* Stated task *
Will you transcribe all the entries word for word, skipping the pictures they hold?

--- Data extract ---

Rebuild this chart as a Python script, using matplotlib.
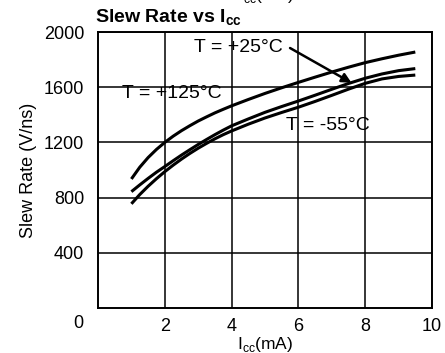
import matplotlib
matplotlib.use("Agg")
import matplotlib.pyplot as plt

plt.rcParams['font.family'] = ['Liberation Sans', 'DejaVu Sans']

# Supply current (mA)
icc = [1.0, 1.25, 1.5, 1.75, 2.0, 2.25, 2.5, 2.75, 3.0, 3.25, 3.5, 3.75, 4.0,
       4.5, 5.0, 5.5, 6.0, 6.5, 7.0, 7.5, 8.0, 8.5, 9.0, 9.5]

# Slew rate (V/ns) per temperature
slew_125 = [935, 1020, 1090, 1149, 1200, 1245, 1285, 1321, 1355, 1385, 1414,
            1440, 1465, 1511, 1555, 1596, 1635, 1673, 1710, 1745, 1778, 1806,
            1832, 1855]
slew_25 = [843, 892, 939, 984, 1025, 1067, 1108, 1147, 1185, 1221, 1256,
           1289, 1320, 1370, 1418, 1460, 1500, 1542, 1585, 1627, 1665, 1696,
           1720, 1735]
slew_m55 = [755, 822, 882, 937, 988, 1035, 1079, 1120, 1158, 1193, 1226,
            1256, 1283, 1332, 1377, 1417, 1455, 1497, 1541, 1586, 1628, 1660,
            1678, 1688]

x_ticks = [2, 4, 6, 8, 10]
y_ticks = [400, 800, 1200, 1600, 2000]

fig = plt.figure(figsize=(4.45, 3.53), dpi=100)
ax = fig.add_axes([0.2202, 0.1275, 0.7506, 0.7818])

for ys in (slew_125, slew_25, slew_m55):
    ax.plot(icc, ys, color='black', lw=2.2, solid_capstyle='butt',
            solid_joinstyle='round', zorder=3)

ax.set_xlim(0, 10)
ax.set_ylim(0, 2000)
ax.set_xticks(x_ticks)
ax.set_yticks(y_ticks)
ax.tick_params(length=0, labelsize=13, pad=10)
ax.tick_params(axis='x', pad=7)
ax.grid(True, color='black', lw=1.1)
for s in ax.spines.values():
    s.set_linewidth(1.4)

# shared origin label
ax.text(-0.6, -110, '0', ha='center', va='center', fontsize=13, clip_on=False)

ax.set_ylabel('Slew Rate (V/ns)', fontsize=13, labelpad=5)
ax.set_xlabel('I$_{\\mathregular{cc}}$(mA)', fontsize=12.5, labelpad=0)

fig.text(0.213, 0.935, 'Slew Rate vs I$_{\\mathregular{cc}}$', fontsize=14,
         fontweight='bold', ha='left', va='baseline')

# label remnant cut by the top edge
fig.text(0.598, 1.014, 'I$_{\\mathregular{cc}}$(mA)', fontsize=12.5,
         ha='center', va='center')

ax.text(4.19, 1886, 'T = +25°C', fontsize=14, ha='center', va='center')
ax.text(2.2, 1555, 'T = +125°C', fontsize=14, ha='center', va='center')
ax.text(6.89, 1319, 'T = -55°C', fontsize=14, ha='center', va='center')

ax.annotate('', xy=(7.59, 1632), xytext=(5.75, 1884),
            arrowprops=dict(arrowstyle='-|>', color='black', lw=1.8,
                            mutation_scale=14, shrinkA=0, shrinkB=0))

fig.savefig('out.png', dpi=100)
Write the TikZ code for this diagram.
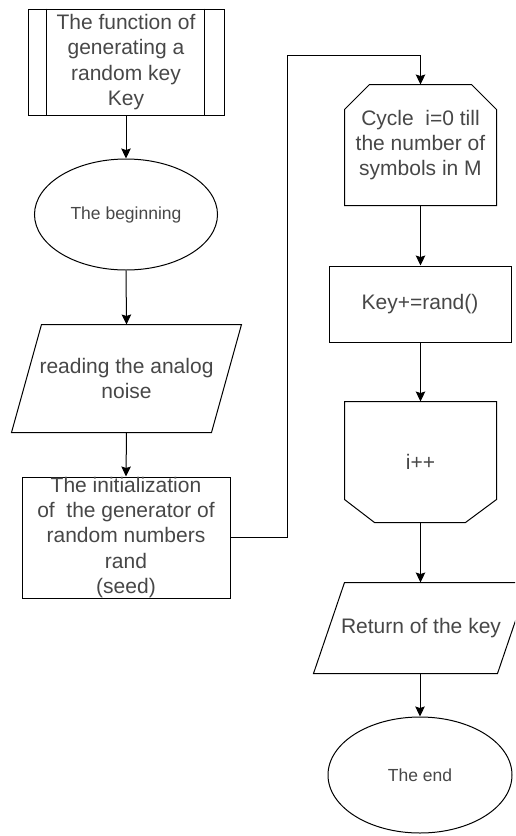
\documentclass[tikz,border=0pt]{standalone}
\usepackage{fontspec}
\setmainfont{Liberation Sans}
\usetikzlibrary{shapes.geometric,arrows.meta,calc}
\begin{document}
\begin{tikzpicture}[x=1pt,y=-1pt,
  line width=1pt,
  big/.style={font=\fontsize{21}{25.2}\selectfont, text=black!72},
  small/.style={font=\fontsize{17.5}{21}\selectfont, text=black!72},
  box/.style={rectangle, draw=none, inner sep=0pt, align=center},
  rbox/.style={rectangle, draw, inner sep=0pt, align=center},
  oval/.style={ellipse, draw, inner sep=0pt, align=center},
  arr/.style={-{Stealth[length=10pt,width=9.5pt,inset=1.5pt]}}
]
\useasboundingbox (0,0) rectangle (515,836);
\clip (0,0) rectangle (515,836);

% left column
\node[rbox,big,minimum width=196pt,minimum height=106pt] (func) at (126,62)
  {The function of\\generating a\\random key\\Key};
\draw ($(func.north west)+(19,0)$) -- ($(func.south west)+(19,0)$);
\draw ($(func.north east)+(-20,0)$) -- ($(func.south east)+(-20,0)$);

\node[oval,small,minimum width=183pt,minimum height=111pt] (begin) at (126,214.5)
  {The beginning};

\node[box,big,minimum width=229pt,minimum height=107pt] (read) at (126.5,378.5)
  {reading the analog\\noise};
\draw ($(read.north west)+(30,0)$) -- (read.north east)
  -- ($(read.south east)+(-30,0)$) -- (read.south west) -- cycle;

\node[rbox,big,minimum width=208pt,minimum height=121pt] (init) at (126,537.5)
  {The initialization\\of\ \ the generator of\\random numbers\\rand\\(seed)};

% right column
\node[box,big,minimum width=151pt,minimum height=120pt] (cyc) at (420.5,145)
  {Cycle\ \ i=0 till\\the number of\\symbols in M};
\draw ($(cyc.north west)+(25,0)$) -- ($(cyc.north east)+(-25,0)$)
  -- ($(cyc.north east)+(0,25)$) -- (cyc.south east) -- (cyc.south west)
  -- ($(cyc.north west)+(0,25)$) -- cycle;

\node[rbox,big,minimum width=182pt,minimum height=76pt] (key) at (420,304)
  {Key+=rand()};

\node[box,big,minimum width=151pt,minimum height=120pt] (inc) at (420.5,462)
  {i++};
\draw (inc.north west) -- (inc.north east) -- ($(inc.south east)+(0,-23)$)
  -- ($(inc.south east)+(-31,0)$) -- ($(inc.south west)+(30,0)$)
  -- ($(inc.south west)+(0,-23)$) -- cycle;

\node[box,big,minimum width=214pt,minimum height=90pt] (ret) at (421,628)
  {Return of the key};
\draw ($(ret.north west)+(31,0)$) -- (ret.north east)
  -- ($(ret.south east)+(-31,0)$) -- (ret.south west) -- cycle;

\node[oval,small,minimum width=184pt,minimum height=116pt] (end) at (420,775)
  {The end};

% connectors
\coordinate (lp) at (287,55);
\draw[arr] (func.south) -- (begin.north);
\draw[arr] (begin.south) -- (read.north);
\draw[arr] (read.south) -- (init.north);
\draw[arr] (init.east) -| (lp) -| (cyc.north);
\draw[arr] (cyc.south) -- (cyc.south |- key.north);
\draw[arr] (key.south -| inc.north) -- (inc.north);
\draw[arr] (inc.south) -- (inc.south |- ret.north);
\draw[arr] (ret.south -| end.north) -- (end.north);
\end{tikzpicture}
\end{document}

---

* Task response *
Rebuild this chart as a Python script, using matplotlib.
import matplotlib
matplotlib.use("Agg")
import matplotlib.pyplot as plt

plt.rcParams['font.family'] = ['Liberation Sans', 'DejaVu Sans']

# Supply current (mA)
icc = [1.0, 1.25, 1.5, 1.75, 2.0, 2.25, 2.5, 2.75, 3.0, 3.25, 3.5, 3.75, 4.0,
       4.5, 5.0, 5.5, 6.0, 6.5, 7.0, 7.5, 8.0, 8.5, 9.0, 9.5]

# Slew rate (V/ns) per temperature
slew_125 = [935, 1020, 1090, 1149, 1200, 1245, 1285, 1321, 1355, 1385, 1414,
            1440, 1465, 1511, 1555, 1596, 1635, 1673, 1710, 1745, 1778, 1806,
            1832, 1855]
slew_25 = [843, 892, 939, 984, 1025, 1067, 1108, 1147, 1185, 1221, 1256,
           1289, 1320, 1370, 1418, 1460, 1500, 1542, 1585, 1627, 1665, 1696,
           1720, 1735]
slew_m55 = [755, 822, 882, 937, 988, 1035, 1079, 1120, 1158, 1193, 1226,
            1256, 1283, 1332, 1377, 1417, 1455, 1497, 1541, 1586, 1628, 1660,
            1678, 1688]

x_ticks = [2, 4, 6, 8, 10]
y_ticks = [400, 800, 1200, 1600, 2000]

fig = plt.figure(figsize=(4.45, 3.53), dpi=100)
ax = fig.add_axes([0.2202, 0.1275, 0.7506, 0.7818])

for ys in (slew_125, slew_25, slew_m55):
    ax.plot(icc, ys, color='black', lw=2.2, solid_capstyle='butt',
            solid_joinstyle='round', zorder=3)

ax.set_xlim(0, 10)
ax.set_ylim(0, 2000)
ax.set_xticks(x_ticks)
ax.set_yticks(y_ticks)
ax.tick_params(length=0, labelsize=13, pad=10)
ax.tick_params(axis='x', pad=7)
ax.grid(True, color='black', lw=1.1)
for s in ax.spines.values():
    s.set_linewidth(1.4)

# shared origin label
ax.text(-0.6, -110, '0', ha='center', va='center', fontsize=13, clip_on=False)

ax.set_ylabel('Slew Rate (V/ns)', fontsize=13, labelpad=5)
ax.set_xlabel('I$_{\\mathregular{cc}}$(mA)', fontsize=12.5, labelpad=0)

fig.text(0.213, 0.935, 'Slew Rate vs I$_{\\mathregular{cc}}$', fontsize=14,
         fontweight='bold', ha='left', va='baseline')

# label remnant cut by the top edge
fig.text(0.598, 1.014, 'I$_{\\mathregular{cc}}$(mA)', fontsize=12.5,
         ha='center', va='center')

ax.text(4.19, 1886, 'T = +25°C', fontsize=14, ha='center', va='center')
ax.text(2.2, 1555, 'T = +125°C', fontsize=14, ha='center', va='center')
ax.text(6.89, 1319, 'T = -55°C', fontsize=14, ha='center', va='center')

ax.annotate('', xy=(7.59, 1632), xytext=(5.75, 1884),
            arrowprops=dict(arrowstyle='-|>', color='black', lw=1.8,
                            mutation_scale=14, shrinkA=0, shrinkB=0))

fig.savefig('out.png', dpi=100)
Write the TikZ code for this diagram.
\documentclass[tikz,border=0pt]{standalone}
\usepackage{fontspec}
\setmainfont{Liberation Sans}
\usetikzlibrary{shapes.geometric,arrows.meta,calc}
\begin{document}
\begin{tikzpicture}[x=1pt,y=-1pt,
  line width=1pt,
  big/.style={font=\fontsize{21}{25.2}\selectfont, text=black!72},
  small/.style={font=\fontsize{17.5}{21}\selectfont, text=black!72},
  box/.style={rectangle, draw=none, inner sep=0pt, align=center},
  rbox/.style={rectangle, draw, inner sep=0pt, align=center},
  oval/.style={ellipse, draw, inner sep=0pt, align=center},
  arr/.style={-{Stealth[length=10pt,width=9.5pt,inset=1.5pt]}}
]
\useasboundingbox (0,0) rectangle (515,836);
\clip (0,0) rectangle (515,836);

% left column
\node[rbox,big,minimum width=196pt,minimum height=106pt] (func) at (126,62)
  {The function of\\generating a\\random key\\Key};
\draw ($(func.north west)+(19,0)$) -- ($(func.south west)+(19,0)$);
\draw ($(func.north east)+(-20,0)$) -- ($(func.south east)+(-20,0)$);

\node[oval,small,minimum width=183pt,minimum height=111pt] (begin) at (126,214.5)
  {The beginning};

\node[box,big,minimum width=229pt,minimum height=107pt] (read) at (126.5,378.5)
  {reading the analog\\noise};
\draw ($(read.north west)+(30,0)$) -- (read.north east)
  -- ($(read.south east)+(-30,0)$) -- (read.south west) -- cycle;

\node[rbox,big,minimum width=208pt,minimum height=121pt] (init) at (126,537.5)
  {The initialization\\of\ \ the generator of\\random numbers\\rand\\(seed)};

% right column
\node[box,big,minimum width=151pt,minimum height=120pt] (cyc) at (420.5,145)
  {Cycle\ \ i=0 till\\the number of\\symbols in M};
\draw ($(cyc.north west)+(25,0)$) -- ($(cyc.north east)+(-25,0)$)
  -- ($(cyc.north east)+(0,25)$) -- (cyc.south east) -- (cyc.south west)
  -- ($(cyc.north west)+(0,25)$) -- cycle;

\node[rbox,big,minimum width=182pt,minimum height=76pt] (key) at (420,304)
  {Key+=rand()};

\node[box,big,minimum width=151pt,minimum height=120pt] (inc) at (420.5,462)
  {i++};
\draw (inc.north west) -- (inc.north east) -- ($(inc.south east)+(0,-23)$)
  -- ($(inc.south east)+(-31,0)$) -- ($(inc.south west)+(30,0)$)
  -- ($(inc.south west)+(0,-23)$) -- cycle;

\node[box,big,minimum width=214pt,minimum height=90pt] (ret) at (421,628)
  {Return of the key};
\draw ($(ret.north west)+(31,0)$) -- (ret.north east)
  -- ($(ret.south east)+(-31,0)$) -- (ret.south west) -- cycle;

\node[oval,small,minimum width=184pt,minimum height=116pt] (end) at (420,775)
  {The end};

% connectors
\coordinate (lp) at (287,55);
\draw[arr] (func.south) -- (begin.north);
\draw[arr] (begin.south) -- (read.north);
\draw[arr] (read.south) -- (init.north);
\draw[arr] (init.east) -| (lp) -| (cyc.north);
\draw[arr] (cyc.south) -- (cyc.south |- key.north);
\draw[arr] (key.south -| inc.north) -- (inc.north);
\draw[arr] (inc.south) -- (inc.south |- ret.north);
\draw[arr] (ret.south -| end.north) -- (end.north);
\end{tikzpicture}
\end{document}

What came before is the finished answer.